◆ **What is required**
Images are not part of the copy; transcribe all the data exactly.

◆ **Raw data**

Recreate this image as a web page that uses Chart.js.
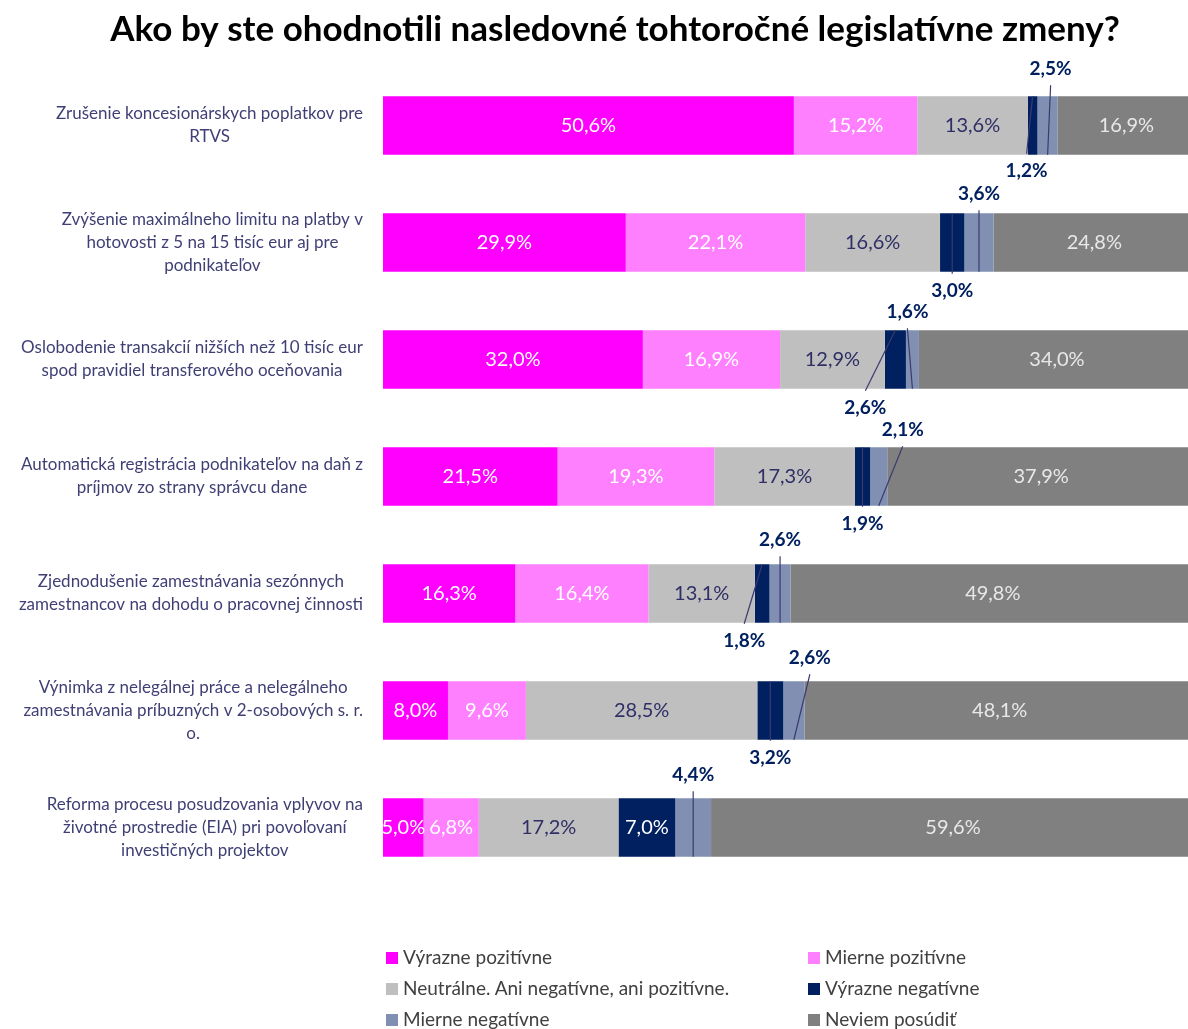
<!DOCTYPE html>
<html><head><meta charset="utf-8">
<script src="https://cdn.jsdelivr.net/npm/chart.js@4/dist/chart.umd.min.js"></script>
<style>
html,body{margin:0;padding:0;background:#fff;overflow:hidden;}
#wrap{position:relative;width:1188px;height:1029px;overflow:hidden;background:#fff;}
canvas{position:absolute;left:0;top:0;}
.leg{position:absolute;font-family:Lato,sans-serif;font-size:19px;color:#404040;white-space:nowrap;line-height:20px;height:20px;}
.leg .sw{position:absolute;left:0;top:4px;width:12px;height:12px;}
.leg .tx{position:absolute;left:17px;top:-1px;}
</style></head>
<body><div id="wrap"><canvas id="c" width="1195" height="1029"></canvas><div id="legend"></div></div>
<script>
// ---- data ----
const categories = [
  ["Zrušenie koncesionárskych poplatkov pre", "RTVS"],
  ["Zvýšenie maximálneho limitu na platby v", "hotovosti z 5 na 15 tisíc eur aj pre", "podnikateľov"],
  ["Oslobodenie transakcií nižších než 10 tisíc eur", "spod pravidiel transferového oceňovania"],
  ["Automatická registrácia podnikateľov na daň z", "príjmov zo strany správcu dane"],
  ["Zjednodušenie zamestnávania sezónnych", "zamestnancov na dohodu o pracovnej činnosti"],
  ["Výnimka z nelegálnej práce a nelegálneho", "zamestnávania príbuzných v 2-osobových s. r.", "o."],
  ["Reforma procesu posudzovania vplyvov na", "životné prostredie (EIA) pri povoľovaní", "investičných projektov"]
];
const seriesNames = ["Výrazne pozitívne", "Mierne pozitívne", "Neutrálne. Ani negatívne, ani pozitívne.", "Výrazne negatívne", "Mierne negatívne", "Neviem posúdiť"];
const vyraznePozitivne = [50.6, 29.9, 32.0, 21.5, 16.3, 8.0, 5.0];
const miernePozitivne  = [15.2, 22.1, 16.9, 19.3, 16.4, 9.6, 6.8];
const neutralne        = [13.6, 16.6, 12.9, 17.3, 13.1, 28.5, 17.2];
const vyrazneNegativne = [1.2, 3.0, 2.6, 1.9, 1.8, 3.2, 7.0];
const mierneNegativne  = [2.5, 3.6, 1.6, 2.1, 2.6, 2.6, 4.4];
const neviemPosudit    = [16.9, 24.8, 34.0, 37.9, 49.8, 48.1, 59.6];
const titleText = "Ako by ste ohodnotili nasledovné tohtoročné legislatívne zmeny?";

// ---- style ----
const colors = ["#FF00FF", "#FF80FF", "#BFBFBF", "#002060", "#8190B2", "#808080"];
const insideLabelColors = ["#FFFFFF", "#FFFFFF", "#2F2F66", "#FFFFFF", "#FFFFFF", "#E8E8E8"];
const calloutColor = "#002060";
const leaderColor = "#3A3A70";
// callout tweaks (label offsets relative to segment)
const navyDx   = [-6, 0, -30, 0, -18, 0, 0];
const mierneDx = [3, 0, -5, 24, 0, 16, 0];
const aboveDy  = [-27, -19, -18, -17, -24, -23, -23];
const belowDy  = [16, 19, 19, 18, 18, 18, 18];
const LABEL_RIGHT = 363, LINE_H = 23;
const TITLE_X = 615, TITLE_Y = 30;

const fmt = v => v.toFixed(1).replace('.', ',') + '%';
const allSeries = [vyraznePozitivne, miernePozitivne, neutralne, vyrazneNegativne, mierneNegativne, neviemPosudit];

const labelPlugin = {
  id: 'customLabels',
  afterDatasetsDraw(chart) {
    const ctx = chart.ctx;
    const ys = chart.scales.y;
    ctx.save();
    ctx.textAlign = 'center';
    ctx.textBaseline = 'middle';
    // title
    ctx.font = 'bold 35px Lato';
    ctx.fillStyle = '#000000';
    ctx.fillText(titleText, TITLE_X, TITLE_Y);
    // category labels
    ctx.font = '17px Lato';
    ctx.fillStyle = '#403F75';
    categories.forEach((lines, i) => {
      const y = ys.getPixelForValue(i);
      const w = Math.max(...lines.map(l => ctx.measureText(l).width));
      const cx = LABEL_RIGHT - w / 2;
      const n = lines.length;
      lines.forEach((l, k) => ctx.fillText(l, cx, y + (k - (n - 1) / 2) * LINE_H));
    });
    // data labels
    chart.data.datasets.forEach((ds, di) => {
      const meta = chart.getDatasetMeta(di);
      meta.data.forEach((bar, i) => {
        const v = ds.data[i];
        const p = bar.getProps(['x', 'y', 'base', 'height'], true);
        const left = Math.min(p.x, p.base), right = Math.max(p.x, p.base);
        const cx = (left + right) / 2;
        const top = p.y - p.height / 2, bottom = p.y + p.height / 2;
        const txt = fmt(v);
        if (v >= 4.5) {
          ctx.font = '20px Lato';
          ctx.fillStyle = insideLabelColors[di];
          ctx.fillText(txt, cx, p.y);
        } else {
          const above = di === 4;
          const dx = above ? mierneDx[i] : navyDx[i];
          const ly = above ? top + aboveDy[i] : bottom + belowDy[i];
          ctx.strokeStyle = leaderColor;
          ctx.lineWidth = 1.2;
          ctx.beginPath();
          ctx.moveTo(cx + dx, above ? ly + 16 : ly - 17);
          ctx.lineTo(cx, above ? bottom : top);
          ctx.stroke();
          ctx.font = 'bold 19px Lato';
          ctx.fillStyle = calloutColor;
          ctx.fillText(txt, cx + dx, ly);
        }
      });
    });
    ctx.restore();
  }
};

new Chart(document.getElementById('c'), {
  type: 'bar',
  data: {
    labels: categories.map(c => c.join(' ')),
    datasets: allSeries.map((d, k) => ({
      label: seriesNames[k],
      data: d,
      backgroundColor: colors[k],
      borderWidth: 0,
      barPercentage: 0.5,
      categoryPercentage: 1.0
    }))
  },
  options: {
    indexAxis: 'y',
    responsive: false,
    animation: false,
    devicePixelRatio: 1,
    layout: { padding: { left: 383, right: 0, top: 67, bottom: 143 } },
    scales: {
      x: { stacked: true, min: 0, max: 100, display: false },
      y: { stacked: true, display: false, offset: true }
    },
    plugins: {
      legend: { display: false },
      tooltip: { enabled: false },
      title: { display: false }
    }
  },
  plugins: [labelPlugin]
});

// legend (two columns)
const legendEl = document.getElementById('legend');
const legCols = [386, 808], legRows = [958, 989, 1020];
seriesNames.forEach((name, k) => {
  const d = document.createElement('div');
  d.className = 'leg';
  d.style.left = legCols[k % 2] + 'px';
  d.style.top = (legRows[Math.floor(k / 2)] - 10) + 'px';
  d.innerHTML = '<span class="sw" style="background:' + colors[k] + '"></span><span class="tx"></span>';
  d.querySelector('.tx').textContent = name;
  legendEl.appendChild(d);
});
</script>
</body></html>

◆ **Solution to this exercise**
Recreate this image as a web page that uses Chart.js.
<!DOCTYPE html>
<html><head><meta charset="utf-8">
<script src="https://cdn.jsdelivr.net/npm/chart.js@4/dist/chart.umd.min.js"></script>
<style>
html,body{margin:0;padding:0;background:#fff;overflow:hidden;}
#wrap{position:relative;width:1188px;height:1029px;overflow:hidden;background:#fff;}
canvas{position:absolute;left:0;top:0;}
.leg{position:absolute;font-family:Lato,sans-serif;font-size:19px;color:#404040;white-space:nowrap;line-height:20px;height:20px;}
.leg .sw{position:absolute;left:0;top:4px;width:12px;height:12px;}
.leg .tx{position:absolute;left:17px;top:-1px;}
</style></head>
<body><div id="wrap"><canvas id="c" width="1195" height="1029"></canvas><div id="legend"></div></div>
<script>
// ---- data ----
const categories = [
  ["Zrušenie koncesionárskych poplatkov pre", "RTVS"],
  ["Zvýšenie maximálneho limitu na platby v", "hotovosti z 5 na 15 tisíc eur aj pre", "podnikateľov"],
  ["Oslobodenie transakcií nižších než 10 tisíc eur", "spod pravidiel transferového oceňovania"],
  ["Automatická registrácia podnikateľov na daň z", "príjmov zo strany správcu dane"],
  ["Zjednodušenie zamestnávania sezónnych", "zamestnancov na dohodu o pracovnej činnosti"],
  ["Výnimka z nelegálnej práce a nelegálneho", "zamestnávania príbuzných v 2-osobových s. r.", "o."],
  ["Reforma procesu posudzovania vplyvov na", "životné prostredie (EIA) pri povoľovaní", "investičných projektov"]
];
const seriesNames = ["Výrazne pozitívne", "Mierne pozitívne", "Neutrálne. Ani negatívne, ani pozitívne.", "Výrazne negatívne", "Mierne negatívne", "Neviem posúdiť"];
const vyraznePozitivne = [50.6, 29.9, 32.0, 21.5, 16.3, 8.0, 5.0];
const miernePozitivne  = [15.2, 22.1, 16.9, 19.3, 16.4, 9.6, 6.8];
const neutralne        = [13.6, 16.6, 12.9, 17.3, 13.1, 28.5, 17.2];
const vyrazneNegativne = [1.2, 3.0, 2.6, 1.9, 1.8, 3.2, 7.0];
const mierneNegativne  = [2.5, 3.6, 1.6, 2.1, 2.6, 2.6, 4.4];
const neviemPosudit    = [16.9, 24.8, 34.0, 37.9, 49.8, 48.1, 59.6];
const titleText = "Ako by ste ohodnotili nasledovné tohtoročné legislatívne zmeny?";

// ---- style ----
const colors = ["#FF00FF", "#FF80FF", "#BFBFBF", "#002060", "#8190B2", "#808080"];
const insideLabelColors = ["#FFFFFF", "#FFFFFF", "#2F2F66", "#FFFFFF", "#FFFFFF", "#E8E8E8"];
const calloutColor = "#002060";
const leaderColor = "#3A3A70";
// callout tweaks (label offsets relative to segment)
const navyDx   = [-6, 0, -30, 0, -18, 0, 0];
const mierneDx = [3, 0, -5, 24, 0, 16, 0];
const aboveDy  = [-27, -19, -18, -17, -24, -23, -23];
const belowDy  = [16, 19, 19, 18, 18, 18, 18];
const LABEL_RIGHT = 363, LINE_H = 23;
const TITLE_X = 615, TITLE_Y = 30;

const fmt = v => v.toFixed(1).replace('.', ',') + '%';
const allSeries = [vyraznePozitivne, miernePozitivne, neutralne, vyrazneNegativne, mierneNegativne, neviemPosudit];

const labelPlugin = {
  id: 'customLabels',
  afterDatasetsDraw(chart) {
    const ctx = chart.ctx;
    const ys = chart.scales.y;
    ctx.save();
    ctx.textAlign = 'center';
    ctx.textBaseline = 'middle';
    // title
    ctx.font = 'bold 35px Lato';
    ctx.fillStyle = '#000000';
    ctx.fillText(titleText, TITLE_X, TITLE_Y);
    // category labels
    ctx.font = '17px Lato';
    ctx.fillStyle = '#403F75';
    categories.forEach((lines, i) => {
      const y = ys.getPixelForValue(i);
      const w = Math.max(...lines.map(l => ctx.measureText(l).width));
      const cx = LABEL_RIGHT - w / 2;
      const n = lines.length;
      lines.forEach((l, k) => ctx.fillText(l, cx, y + (k - (n - 1) / 2) * LINE_H));
    });
    // data labels
    chart.data.datasets.forEach((ds, di) => {
      const meta = chart.getDatasetMeta(di);
      meta.data.forEach((bar, i) => {
        const v = ds.data[i];
        const p = bar.getProps(['x', 'y', 'base', 'height'], true);
        const left = Math.min(p.x, p.base), right = Math.max(p.x, p.base);
        const cx = (left + right) / 2;
        const top = p.y - p.height / 2, bottom = p.y + p.height / 2;
        const txt = fmt(v);
        if (v >= 4.5) {
          ctx.font = '20px Lato';
          ctx.fillStyle = insideLabelColors[di];
          ctx.fillText(txt, cx, p.y);
        } else {
          const above = di === 4;
          const dx = above ? mierneDx[i] : navyDx[i];
          const ly = above ? top + aboveDy[i] : bottom + belowDy[i];
          ctx.strokeStyle = leaderColor;
          ctx.lineWidth = 1.2;
          ctx.beginPath();
          ctx.moveTo(cx + dx, above ? ly + 16 : ly - 17);
          ctx.lineTo(cx, above ? bottom : top);
          ctx.stroke();
          ctx.font = 'bold 19px Lato';
          ctx.fillStyle = calloutColor;
          ctx.fillText(txt, cx + dx, ly);
        }
      });
    });
    ctx.restore();
  }
};

new Chart(document.getElementById('c'), {
  type: 'bar',
  data: {
    labels: categories.map(c => c.join(' ')),
    datasets: allSeries.map((d, k) => ({
      label: seriesNames[k],
      data: d,
      backgroundColor: colors[k],
      borderWidth: 0,
      barPercentage: 0.5,
      categoryPercentage: 1.0
    }))
  },
  options: {
    indexAxis: 'y',
    responsive: false,
    animation: false,
    devicePixelRatio: 1,
    layout: { padding: { left: 383, right: 0, top: 67, bottom: 143 } },
    scales: {
      x: { stacked: true, min: 0, max: 100, display: false },
      y: { stacked: true, display: false, offset: true }
    },
    plugins: {
      legend: { display: false },
      tooltip: { enabled: false },
      title: { display: false }
    }
  },
  plugins: [labelPlugin]
});

// legend (two columns)
const legendEl = document.getElementById('legend');
const legCols = [386, 808], legRows = [958, 989, 1020];
seriesNames.forEach((name, k) => {
  const d = document.createElement('div');
  d.className = 'leg';
  d.style.left = legCols[k % 2] + 'px';
  d.style.top = (legRows[Math.floor(k / 2)] - 10) + 'px';
  d.innerHTML = '<span class="sw" style="background:' + colors[k] + '"></span><span class="tx"></span>';
  d.querySelector('.tx').textContent = name;
  legendEl.appendChild(d);
});
</script>
</body></html>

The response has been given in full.